A woman is thinking about getting a divorce after her husband revealed his intention to pursue custody of his love child.

Taking the Reddit, she explained that she’s been married to her husband for nine years.

However, in 2001, she found out he was being sued for child support.

“I have zero interest in this kid”

“Turns out my husband had an affair shortly after we were married. It nearly ended our marriage, but we went to counseling together and I agreed to stay in the marriage,” she explained.

But she had a few conditions for her husband, if she were to stay in a relationship with him.

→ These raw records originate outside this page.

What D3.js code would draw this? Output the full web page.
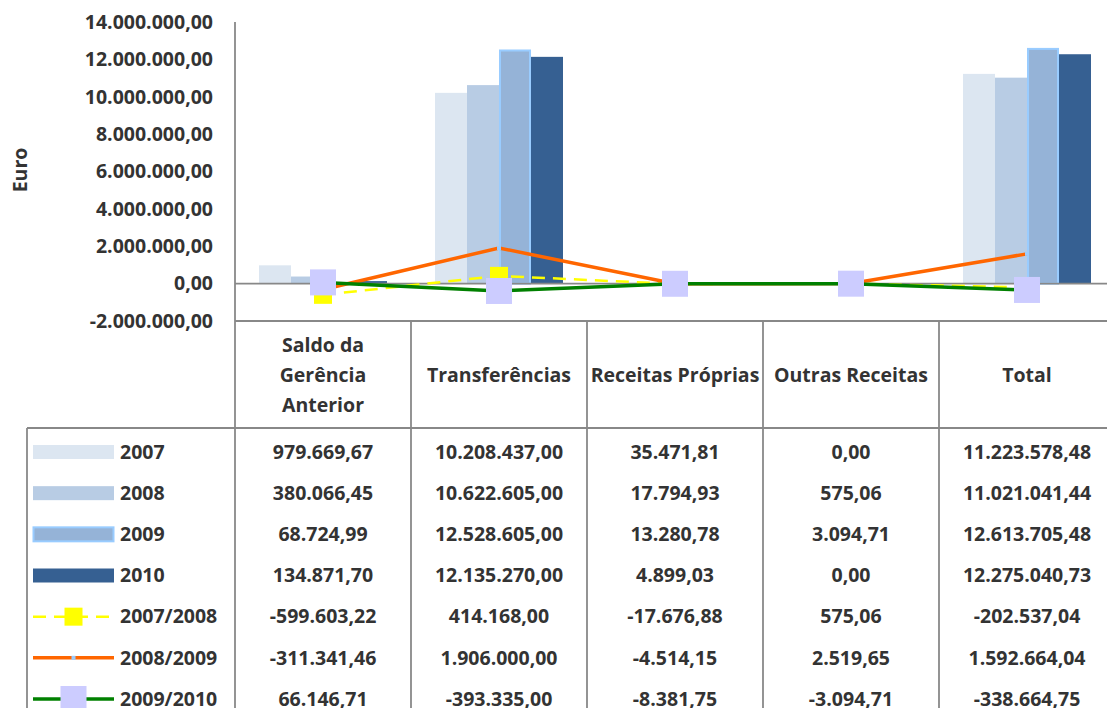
<!DOCTYPE html>
<html>
<head>
<meta charset="utf-8">
<script src="https://cdn.jsdelivr.net/npm/d3@7"></script>
<style>
  body { margin: 0; background: #fff; }
  svg { display: block; }
  text { font-family: "Open Sans", sans-serif; font-weight: 700; fill: #333; }
</style>
</head>
<body>
<svg id="chart" width="1107" height="708"></svg>
<script>
// categories (header of the data table), "\n" marks a line break
const categories = ["Saldo da\nGerência\nAnterior", "Transferências", "Receitas Próprias", "Outras Receitas", "Total"];

const barSeries = ["2007", "2008", "2009", "2010"];
const lineSeries = ["2007/2008", "2008/2009", "2009/2010"];

const values2007 = [979669.67, 10208437.00, 35471.81, 0.00, 11223578.48];
const values2008 = [380066.45, 10622605.00, 17794.93, 575.06, 11021041.44];
const values2009 = [68724.99, 12528605.00, 13280.78, 3094.71, 12613705.48];
const values2010 = [134871.70, 12135270.00, 4899.03, 0.00, 12275040.73];
const diff0708 = [-599603.22, 414168.00, -17676.88, 575.06, -202537.04];
const diff0809 = [-311341.46, 1906000.00, -4514.15, 2519.65, 1592664.04];
const diff0910 = [66146.71, -393335.00, -8381.75, -3094.71, -338664.75];

const yTicks = [-2000000, 0, 2000000, 4000000, 6000000, 8000000, 10000000, 12000000, 14000000];

const seriesValues = {
    "2007": values2007, "2008": values2008, "2009": values2009, "2010": values2010,
    "2007/2008": diff0708, "2008/2009": diff0809, "2009/2010": diff0910
};

const barStyle = {
    "2007": {fill: "#dce6f1"},
    "2008": {fill: "#b8cce4"},
    "2009": {fill: "#95b3d7", stroke: "#99ccff"},
    "2010": {fill: "#366092"}
};
const lineStyle = {
    "2007/2008": {color: "#ffff00", width: 2.5, dash: "13,8", marker: 18, markerFill: "#ffff00"},
    "2008/2009": {color: "#ff6600", width: 3.5, dash: null, marker: 4, markerFill: "#99ccff"},
    "2009/2010": {color: "#008000", width: 3.5, dash: null, marker: 26, markerFill: "#ccccff"}
};

const pt = d3.formatLocale({decimal: ",", thousands: ".", grouping: [3], currency: ["", " €"], minus: "-"});
const fmt = pt.format(",.2f");

const svg = d3.select("#chart");
const gridColor = "#888";
const fontSize = 19.5;

const plotLeft = 235, plotTop = 22, plotBottom = 321;
const colWidth = 176;
const tableTop = 428, tableLeft = 27;

const x = d3.scaleBand()
    .domain(categories)
    .range([plotLeft, plotLeft + colWidth * categories.length])
    .padding(0);

// Excel gap width 150% -> 4 bars + 1.5 bar widths of gap
const x1 = d3.scaleBand()
    .domain(barSeries)
    .range([0, x.bandwidth()])
    .paddingInner(0)
    .paddingOuter(0.75);

const y = d3.scaleLinear()
    .domain([yTicks[0], yTicks[yTicks.length - 1]])
    .range([plotBottom, plotTop]);

const rows = d3.scalePoint()
    .domain(barSeries.concat(lineSeries))
    .range([452, 699]);

const cx = c => x(c) + x.bandwidth() / 2;

// bars
barSeries.forEach(s => {
    const st = barStyle[s];
    svg.append("g")
        .selectAll("rect")
        .data(categories.map((c, i) => ({c, v: seriesValues[s][i]})))
        .enter()
        .append("rect")
        .attr("x", d => x(d.c) + x1(s) + (st.stroke ? 1 : 0))
        .attr("y", d => y(Math.max(0, d.v)) + (st.stroke ? 1 : 0))
        .attr("width", x1.bandwidth() - (st.stroke ? 2 : 0))
        .attr("height", d => Math.max(0, Math.abs(y(d.v) - y(0)) - (st.stroke ? 1 : 0)))
        .attr("fill", st.fill)
        .attr("stroke", st.stroke || "none")
        .attr("stroke-width", st.stroke ? 2 : 0);
});

// zero line + table grid
const grid = svg.append("g").attr("stroke", gridColor).attr("stroke-width", 1.8);
grid.append("line")
    .attr("x1", plotLeft).attr("x2", 1107)
    .attr("y1", y(0)).attr("y2", y(0));
grid.append("line")
    .attr("x1", plotLeft).attr("x2", 1107)
    .attr("y1", plotBottom).attr("y2", plotBottom);
grid.append("line")
    .attr("x1", tableLeft).attr("x2", 1107)
    .attr("y1", tableTop).attr("y2", tableTop);
grid.append("line")
    .attr("x1", tableLeft).attr("x2", tableLeft)
    .attr("y1", tableTop).attr("y2", 708);
grid.append("line")
    .attr("x1", plotLeft).attr("x2", plotLeft)
    .attr("y1", plotTop).attr("y2", 708);
grid.selectAll("line.col")
    .data(categories)
    .enter()
    .append("line")
    .attr("class", "col")
    .attr("x1", d => x(d) + x.bandwidth())
    .attr("x2", d => x(d) + x.bandwidth())
    .attr("y1", plotBottom).attr("y2", 708);

// lines with markers
const lineGen = d3.line().x(d => cx(d.c)).y(d => y(d.v));
lineSeries.forEach(s => {
    const st = lineStyle[s];
    const pts = categories.map((c, i) => ({c, v: seriesValues[s][i]}));
    svg.append("path")
        .datum(pts)
        .attr("d", lineGen)
        .attr("fill", "none")
        .attr("stroke", st.color)
        .attr("stroke-width", st.width)
        .attr("stroke-dasharray", st.dash);
    svg.append("g")
        .selectAll("rect")
        .data(pts)
        .enter()
        .append("rect")
        .attr("x", d => cx(d.c) - st.marker / 2)
        .attr("y", d => y(d.v) - st.marker / 2)
        .attr("width", st.marker)
        .attr("height", st.marker)
        .attr("fill", st.markerFill);
});

// y axis labels
const yAxis = svg.append("g")
    .attr("transform", `translate(${plotLeft},0)`)
    .call(d3.axisLeft(y).tickValues(yTicks).tickSize(0).tickPadding(22).tickFormat(fmt));
yAxis.select(".domain").remove();
yAxis.selectAll("text")
    .attr("font-family", null)
    .style("font-size", fontSize + "px")
    .attr("fill", null);

svg.append("text")
    .attr("transform", `translate(27,170) rotate(-90)`)
    .attr("text-anchor", "middle")
    .style("font-size", fontSize + "px")
    .text("Euro");

// table header
const header = svg.append("g");
categories.forEach(c => {
    const lines = c.split("\n");
    const mid = 375;
    lines.forEach((ln, k) => {
        header.append("text")
            .attr("x", cx(c))
            .attr("y", mid + (k - (lines.length - 1) / 2) * 30)
            .attr("dy", "0.35em")
            .attr("text-anchor", "middle")
            .style("font-size", fontSize + "px")
            .text(ln);
    });
});

// legend keys + row labels
const keyX0 = 33, keyX1 = 114;
const legend = svg.append("g");
barSeries.forEach(s => {
    const st = barStyle[s];
    legend.append("rect")
        .attr("x", keyX0 + (st.stroke ? 0.5 : 0))
        .attr("y", rows(s) - 7)
        .attr("width", keyX1 - keyX0 - (st.stroke ? 1 : 0))
        .attr("height", 14)
        .attr("fill", st.fill)
        .attr("stroke", st.stroke || "none")
        .attr("stroke-width", st.stroke ? 2 : 0);
});
lineSeries.forEach(s => {
    const st = lineStyle[s];
    legend.append("line")
        .attr("x1", keyX0).attr("x2", keyX1)
        .attr("y1", rows(s)).attr("y2", rows(s))
        .attr("stroke", st.color)
        .attr("stroke-width", st.width)
        .attr("stroke-dasharray", st.dash);
    legend.append("rect")
        .attr("x", (keyX0 + keyX1) / 2 - st.marker / 2)
        .attr("y", rows(s) - st.marker / 2)
        .attr("width", st.marker)
        .attr("height", st.marker)
        .attr("fill", st.markerFill);
});
legend.selectAll("text")
    .data(rows.domain())
    .enter()
    .append("text")
    .attr("x", 120)
    .attr("y", d => rows(d))
    .attr("dy", "0.35em")
    .style("font-size", fontSize + "px")
    .text(d => d);

// table values
const body = svg.append("g");
rows.domain().forEach(s => {
    body.selectAll(null)
        .data(categories.map((c, i) => ({c, v: seriesValues[s][i]})))
        .enter()
        .append("text")
        .attr("x", d => cx(d.c))
        .attr("y", rows(s))
        .attr("dy", "0.35em")
        .attr("text-anchor", "middle")
        .style("font-size", fontSize + "px")
        .text(d => fmt(d.v));
});
</script>
</body>
</html>
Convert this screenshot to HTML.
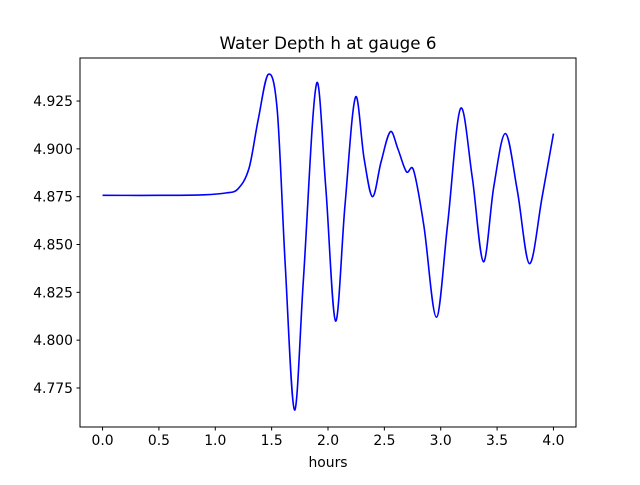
<!DOCTYPE html>
<html><head><meta charset="utf-8"><style>
body{margin:0;background:#fff}
svg text{font-family:"DejaVu Sans","Liberation Sans",sans-serif;fill:#000}
</style></head><body>
<svg id="chart" width="640" height="480" xmlns="http://www.w3.org/2000/svg">
<rect width="640" height="480" fill="#fff"/>
<text x="328" y="49" font-size="16.7" text-anchor="middle">Water Depth h at gauge 6</text>
<g id="ticks"></g>
<path id="line" fill="none" stroke="#0000ff" stroke-width="1.6"/>
<rect x="80" y="58" width="496" height="369" fill="none" stroke="#000" stroke-width="1"/>
<text x="328" y="467" font-size="13.9" text-anchor="middle">hours</text>
</svg>
<script>
const hours=[0,0.5,0.9,1.1,1.2,1.3,1.38,1.472,1.55,1.62,1.703,1.78,1.898,1.98,2.067,2.15,2.244,2.32,2.395,2.47,2.554,2.62,2.696,2.758,2.85,2.962,3.06,3.175,3.28,3.379,3.47,3.574,3.68,3.787,3.9,4.0];
const depth=[4.8757,4.8757,4.876,4.877,4.879,4.890,4.915,4.939,4.920,4.840,4.7635,4.830,4.934,4.880,4.810,4.870,4.927,4.895,4.875,4.893,4.909,4.900,4.888,4.889,4.860,4.812,4.860,4.921,4.885,4.841,4.880,4.908,4.878,4.840,4.875,4.908];
const xTicks=[0,0.5,1,1.5,2,2.5,3,3.5,4];
const xTickLabels=["0.0","0.5","1.0","1.5","2.0","2.5","3.0","3.5","4.0"];
const yTicks=[4.775,4.8,4.825,4.85,4.875,4.9,4.925];
const yTickLabels=["4.775","4.800","4.825","4.850","4.875","4.900","4.925"];
const X0=-0.2,X1=4.2,Y0=4.7546,Y1=4.9475;
const sx=v=>80+(v-X0)/(X1-X0)*496;
const sy=v=>427-(v-Y0)/(Y1-Y0)*369;
const NS="http://www.w3.org/2000/svg";
const g=document.getElementById('ticks');
function mk(t,a){const e=document.createElementNS(NS,t);for(const k in a)e.setAttribute(k,a[k]);g.appendChild(e);return e;}
xTicks.forEach((v,i)=>{
 const l=mk('line',{x1:sx(v),x2:sx(v),y1:427,y2:430.5,stroke:'#000'});
 
 
 const t=mk('text',{x:sx(v),y:445,'font-size':'13.9','text-anchor':'middle'});
 
 
 t.textContent=xTickLabels[i];
});
yTicks.forEach((v,i)=>{
 const l=mk('line',{x1:76.5,x2:80,y1:sy(v),y2:sy(v),stroke:'#000'});
 
 
 const t=mk('text',{x:73,y:sy(v)+5,'font-size':'13.9','text-anchor':'end'});
 
 
 t.textContent=yTickLabels[i];
});
const P=hours.map((h,i)=>[sx(h),sy(depth[i])]);
let d=`M${P[0][0]},${P[0][1]}`;
for(let i=0;i<P.length-1;i++){
 const p0=P[Math.max(i-1,0)],p1=P[i],p2=P[i+1],p3=P[Math.min(i+2,P.length-1)];
 const dx=p2[0]-p1[0];
 const m1=(p2[1]-p0[1])/(p2[0]-p0[0]||1), m2=(p3[1]-p1[1])/(p3[0]-p1[0]||1);
 d+=` C${p1[0]+dx/3},${p1[1]+m1*dx/3} ${p2[0]-dx/3},${p2[1]-m2*dx/3} ${p2[0]},${p2[1]}`;
}
document.getElementById('line').setAttribute('d',d);
</script>
</body></html>
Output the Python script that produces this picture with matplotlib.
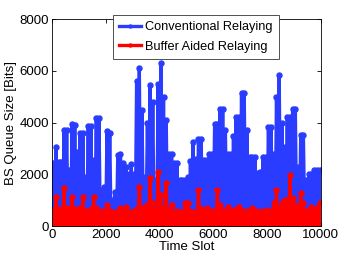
import numpy as np
import matplotlib
matplotlib.use("Agg")
import matplotlib.pyplot as plt

# peak queue size (bits) in each 100-slot bin
conventional_peaks = [
    2420, 3060, 2480, 2480, 3700, 3700, 2160, 3940, 3900, 2870,
    3580, 3580, 1900, 3860, 3860, 2550, 4160, 4160, 1400, 1500,
    3680, 3600, 1000, 1300, 2740, 2800, 2420, 2300, 2000, 2400,
    2000, 5600, 6100, 4500, 1900, 4000, 5440, 4800, 1780, 5500,
    6300, 5000, 4100, 2800, 2800, 2420, 2420, 1780, 1780, 1780,
    1900, 2500, 3250, 2600, 3380, 3380, 2540, 2540, 2800, 2800,
    3960, 3960, 4540, 4540, 3700, 2800, 2800, 3500, 4220, 4220,
    5150, 5150, 3700, 2670, 2670, 2670, 2070, 2100, 2670, 2670,
    3830, 3830, 2800, 5000, 5830, 4000, 3060, 4220, 4220, 4540,
    4540, 2290, 3510, 3510, 1780, 2030, 2030, 2160, 2160, 2160,
]
buffer_peaks = [
    600, 1130, 650, 500, 1460, 700, 600, 1130, 650, 550,
    700, 1130, 600, 500, 650, 1130, 700, 550, 600, 500,
    810, 600, 550, 500, 600, 680, 500, 740, 550, 500,
    600, 650, 1520, 700, 600, 800, 1840, 900, 600, 2100,
    1200, 700, 1650, 600, 810, 550, 600, 500, 550, 880,
    880, 600, 550, 500, 1390, 650, 550, 680, 500, 600,
    550, 1390, 800, 600, 550, 740, 600, 550, 650, 740,
    600, 550, 600, 500, 680, 600, 550, 600, 500, 620,
    550, 600, 880, 1390, 700, 900, 1000, 1000, 1970, 1100,
    810, 700, 1290, 900, 600, 550, 740, 600, 680, 880,
]
# the queues drain back to (almost) empty between peaks
conventional_trough = 0
buffer_trough = 0
bin_width = 100

xticks = [0, 2000, 4000, 6000, 8000, 10000]
yticks = [0, 2000, 4000, 6000, 8000]


def zigzag(peaks, trough):
    n = len(peaks)
    x = np.empty(2 * n + 1)
    y = np.empty(2 * n + 1)
    x[0::2] = np.arange(n + 1) * bin_width
    y[0::2] = trough
    x[1::2] = np.arange(n) * bin_width + bin_width / 2
    y[1::2] = peaks
    return x, y


plt.rcParams['font.family'] = ['Liberation Sans', 'DejaVu Sans']
plt.rcParams['font.size'] = 9.5

fig = plt.figure(figsize=(3.53, 2.56), dpi=100)
ax = fig.add_axes([0.147, 0.117, 0.762, 0.808])

xb, yb = zigzag(conventional_peaks, conventional_trough)
xr, yr = zigzag(buffer_peaks, buffer_trough)
ax.plot(xb, yb, '-o', color='#2a3cff', lw=2.4, ms=3.6, label='Conventional Relaying')
ax.plot(xr, yr, '-o', color='#ff0000', lw=2.4, ms=3.6, label='Buffer Aided Relaying')

ax.set_xlim(0, 10000)
ax.set_ylim(0, 8000)
ax.set_xticks(xticks)
ax.set_yticks(yticks)
ax.tick_params(direction='in', top=True, right=True, length=3, width=0.6, pad=2)
for s in ax.spines.values():
    s.set_linewidth(0.6)
ax.set_xlabel('Time Slot', labelpad=0)
ax.set_ylabel('BS Queue Size [Bits]', labelpad=2)

leg = ax.legend(loc='upper left', bbox_to_anchor=(0.32, 0.942),
                bbox_transform=fig.transFigure, fancybox=False,
                edgecolor='#333333', framealpha=1, handlelength=1.7,
                handletextpad=0.3, borderpad=0.5, labelspacing=0.6,
                borderaxespad=0, markerscale=0.6, fontsize=9.2)
leg.get_frame().set_linewidth(0.6)

fig.savefig('out.png', dpi=100)
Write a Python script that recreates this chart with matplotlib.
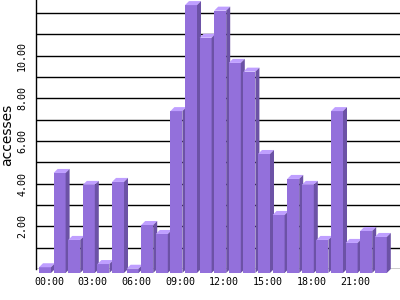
import matplotlib
matplotlib.use("Agg")
import matplotlib.pyplot as plt
from matplotlib.patches import Polygon, Rectangle

# 時間帯ごとのアクセス数 (平均)
hours = list(range(24))
accesses = [0.27, 4.69, 1.55, 4.13, 0.42, 4.27, 0.20, 2.25, 1.83, 7.59,
            12.56, 11.03, 12.30, 9.85, 9.44, 5.58, 2.72, 4.41, 4.13, 1.55,
            7.59, 1.41, 1.97, 1.69]
tick_hours = [0, 3, 6, 9, 12, 15, 18, 21]
tick_labels = ["%02d:00" % h for h in tick_hours]
y_labeled = [2, 4, 6, 8, 10]

front_col = "#9370db"
side_col = "#6c52a6"
top_col = "#bf9fff"

fig = plt.figure(figsize=(4, 3), dpi=100)
ax = fig.add_axes([35.5 / 400, 31 / 300, 364.5 / 400, 269 / 300])
ax.set_xlim(-0.925, -0.925 + 364.5 / 14.6)
ax.set_ylim(0, 269 / 21.33)

# 奥行き (ピクセル -> データ単位)
px_x = ax.bbox.width / (ax.get_xlim()[1] - ax.get_xlim()[0])
px_y = ax.bbox.height / (ax.get_ylim()[1] - ax.get_ylim()[0])
dx = 4 / px_x
dy = 4 / px_y
w = 12 / px_x

# グリッド
for g in range(0, 13):
    ax.axhline(g, color="black", lw=1.0, zorder=0.5)

# 3Dっぽい棒
for i, (h, v) in enumerate(zip(hours, accesses)):
    x0 = h - w / 2 - dx
    y0 = -dy
    z = 1 + i * 0.01
    ax.add_patch(Rectangle((x0, y0), w, v, facecolor=front_col,
                           edgecolor="none", clip_on=False, zorder=z))
    ax.add_patch(Polygon([(x0, y0 + v), (x0 + w, y0 + v),
                          (x0 + w + dx, v), (x0 + dx, v)],
                         facecolor=top_col, edgecolor="none",
                         clip_on=False, zorder=z))
    ax.add_patch(Polygon([(x0 + w, y0), (x0 + w, y0 + v),
                          (x0 + w + dx, v), (x0 + w + dx, 0)],
                         facecolor=side_col, edgecolor="none",
                         clip_on=False, zorder=z))

ax.set_xticks(tick_hours)
ax.set_xticklabels(tick_labels, family="DejaVu Sans Mono", fontsize=7.2)
ax.set_yticks(y_labeled)
ax.set_yticklabels(["%.2f" % y for y in y_labeled], family="DejaVu Sans Mono",
                   fontsize=7.2, rotation=90, va="center")
ax.tick_params(axis="both", length=0)
ax.tick_params(axis="x", pad=5.8)
ax.tick_params(axis="y", pad=6)

ax.set_ylabel("accesses", fontsize=10, labelpad=2)

ax.spines["top"].set_visible(False)
ax.spines["right"].set_visible(False)
ax.spines["bottom"].set_visible(False)
ax.spines["left"].set_linewidth(1.0)
ax.spines["left"].set_zorder(3)

fig.savefig("out.png", dpi=100)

Firstly, he needed to get a second job so that the child support payments didn’t affect their household cash flow.

Secondly, at no point in time would she consider having a relationship with this child.

“If he wanted to pursue one with them, fine,” she added. “But I have absolutely zero interest in this kid.”

While he understood her position, he has been “getting to know his kid over the past couple years,” “once or twice a month” with a “social worker present”.

But he recently admitted to his wife that there was some “baby mama drama” going on and the child’s mother is about to go to jail for eight months. 

“My husband told me that he needed to take custody while his affair partner is locked up, otherwise the kid would have to go to their grandparents who basically live on the opposite coast from us,” she explained.

“Their kid doesn’t want to have to change schools or be so far away from their friends, dad and mom (she will be doing her time fairly local to us).”

After hearing the news, she got up and left and when she returned, handed him a copy of their area’s apartment guide. 

When he asked if she was serious, she said yes, but he argued she wasn’t being fair “considering the extenuating circumstances”.

“I told him I don’t care about the circumstances,” she concluded.

“His kid is not welcome in my home.”

So, she wants to know – is she in the wrong here?

“Move on with your life”

“In no way do I think it’s your responsibility to raise this child. But it is his responsibility. And this poor kid didn’t ask for any of it,” someone commented on the post.

“The whole situation would be happier and healthier if y’all just split up,” one user added.

And a third wrote: “I think you should divorce him and move on with your life,” a third replied.

“Not your job to take care of the kid,” a fourth echoed.

“She should do it the first time she found out about cheating, it would save her from so much drama that came after,” another pointed out.